Angels in the Outfield (Dir: William Dear, 1994).
Walt Disney animation was enjoying a long awaited renaissance in the 1990s, with features such as Beauty and the Beast (Gary Trousdale & Kirk Wise, 1991) and Aladdin (Ron Clements & John Musker, 1993) achieving popular and critical success on a scale little seen since the golden age of the 1930s/40s. Over at Disney's live-action department it was a different story. Formulaic comedy and kid's sports movies dominated a release schedule only occasionally punctuated by big hits such as Honey, I Shrunk the Kids (Joe Johnston, 1989) and Cool Runnings (Jon Turteltaub, 1993). Fantasy baseball movie Angels in the Outfield was the studios' attempt to hit a home run in the busy summer blockbuster season of 1994.
With his mother dead, young Roger (Joseph Gorden Levitt) is already residing in a foster care home when estranged dad (Dermot Mulroney) tells the boy they will only be a family again when no-hoper baseball team the Angels win the pennant. Roger's prayers are answered when a group of angels, lead by Christopher Lloyd, intervene to secure the team their most successful season. Team manager George Knox (Danny Glover), while skeptical about the heavenly help, befriends the kid, becoming a surrogate father of sorts to the abandoned boy. No spoilers are necessary in this review, as the movie's outcome is obvious long before the final inning.

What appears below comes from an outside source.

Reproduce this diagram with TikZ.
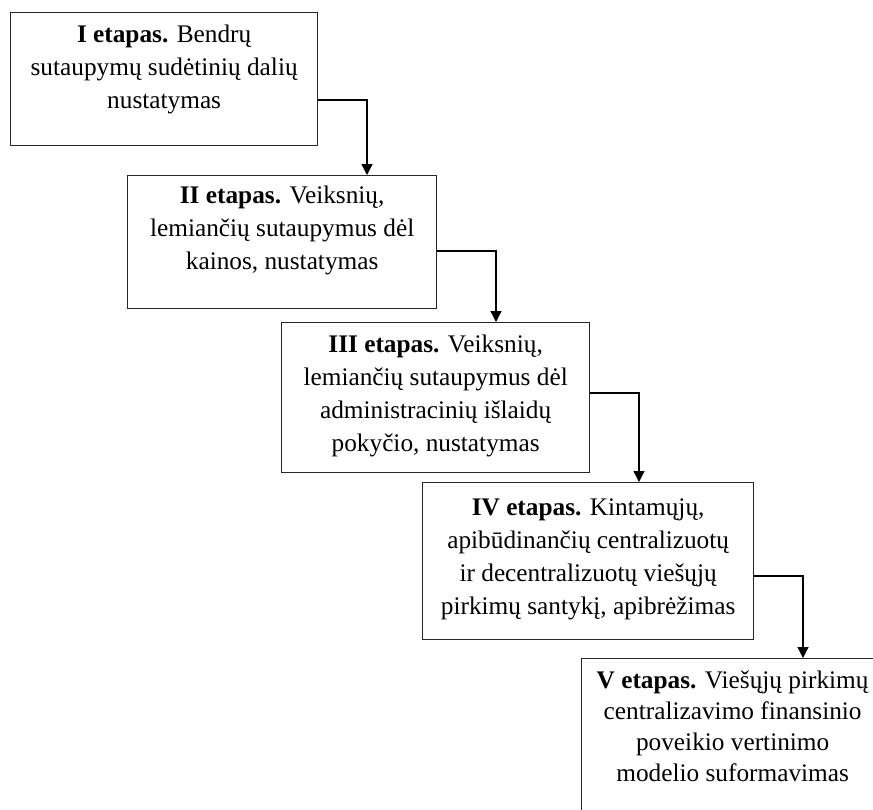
\documentclass[tikz,border=0pt]{standalone}
\usepackage{fontspec}
\setmainfont{Liberation Serif}
\usetikzlibrary{arrows.meta}
\begin{document}
\begin{tikzpicture}[x=1pt,y=-1pt,
  box/.style={draw=black!85,line width=1.3pt,rectangle,inner sep=0pt,anchor=north west},
  txt/.style={anchor=north,inner sep=0pt,align=center,font=\fontsize{25.3}{33}\selectfont},
  arr/.style={draw=black,line width=1.3pt,-{Triangle[length=11pt,width=11pt]}}]
\useasboundingbox (0,0) rectangle (873,809);
\clip (0,0) rectangle (873,809);
\node[box,minimum width=307pt,minimum height=133pt] (b1) at (10,12) {};
\node[box,minimum width=309pt,minimum height=133pt] (b2) at (127,175) {};
\node[box,minimum width=308pt,minimum height=150pt] (b3) at (281,322) {};
\node[box,minimum width=331pt,minimum height=157pt] (b4) at (422,482) {};
\node[box,minimum width=302pt,minimum height=180pt] (b5) at (581,658) {};
\node[txt] (t1) at ([yshift=-7pt]b1.north) {\strut\textbf{I etapas.} Bendrų\\sutaupymų sudėtinių dalių\\nustatymas};
\node[txt] (t2) at ([yshift=-5pt]b2.north) {\strut\textbf{II etapas.} Veiksnių,\\lemiančių sutaupymus dėl\\kainos, nustatymas};
\node[txt] (t3) at ([yshift=-7pt]b3.north) {\strut\textbf{III etapas.} Veiksnių,\\lemiančių sutaupymus dėl\\administracinių išlaidų\\pokyčio, nustatymas};
\node[txt] (t4) at ([yshift=-10pt]b4.north) {\strut\textbf{IV etapas.} Kintamųjų,\\apibūdinančių centralizuotų\\ir decentralizuotų viešųjų\\pirkimų santykį, apibrėžimas};
\node[txt,font=\fontsize{25.3}{31}\selectfont] (t5) at ([yshift=-9pt]b5.north) {\strut\textbf{V etapas.} Viešųjų pirkimų\\centralizavimo finansinio\\poveikio vertinimo\\modelio suformavimas};
\draw[arr] (b1.east |- 0,100) -| (367,0 |- b2.north);
\draw[arr] (b2.east |- 0,251) -| (496,0 |- b3.north);
\draw[arr] (b3.east |- 0,393) -| (639,0 |- b4.north);
\draw[arr] (b4.east |- 0,576) -| (803,0 |- b5.north);
\end{tikzpicture}
\end{document}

A remake of a vintage MGM production, also titled Angels in the Outfield (Clarence Brown, 1951), Disney's take adds kid appeal by way of an extra dollop of saccharine, making an already sticky concept even gooier. Indeed, the combination of angels, orphans and cloying sentiment is a little hard to swallow and may leave a lump in your throat for the wrong reasons. The cliches come quicker than a fastball in a movie photographed through a soft-lens golden hue as if it were perpetual sundown, while some laboured comedy and a predictable plot would have seemed out of date when the original version was released.
What makes the picture watchable is the surprisingly starry cast. Pre-stardom Joseph Gordon Levitt, Adrien Brody and Matthew McConaughey appear alongside veterans Danny Glover, Brenda Fricker, Christopher Lloyd and Ben Johnson. TV sitcom star Tony Danza contributes a sensitive performance as a washed-up ballplayer while, as the beleaguered boss, Glover invests an earnestness into his performance that the picture really doesn't deserve.
The fantasy baseball movie had become something a sub-genre of its own by the mid '90s; in the previous decade both The Natural (Barry Levinson, 1984) and Field of Dreams (Phil Alden Robinson, 1989) achieved considerable artistic and commercial success. While a moderate box office hit, Angels in the Outfield was almost universally panned by critics and three decades later is an almost entirely forgotten entry in the Walt Disney Pictures canon. It did, however, spawn a mini-franchise of sorts, with sequels Angles in the Endzone (Gary Nadeau, 1997) and Angles in the Infield (Robert King, 2000) debuting on ABC's The Wonderful World of Disney television series.
With an unexpected subject matter from a company that largely avoids spiritual symbolism in its product, the movie is, perhaps tellingly, one of only a few 90's Disney movies yet to make it to the Disney+ streaming service. Its talented cast means that Angels... is not entirely unwatchable and it has a undeniable weird appeal. Check it out if you must, but be wary that a strong stomach is needed to digest all that sugary sentiment.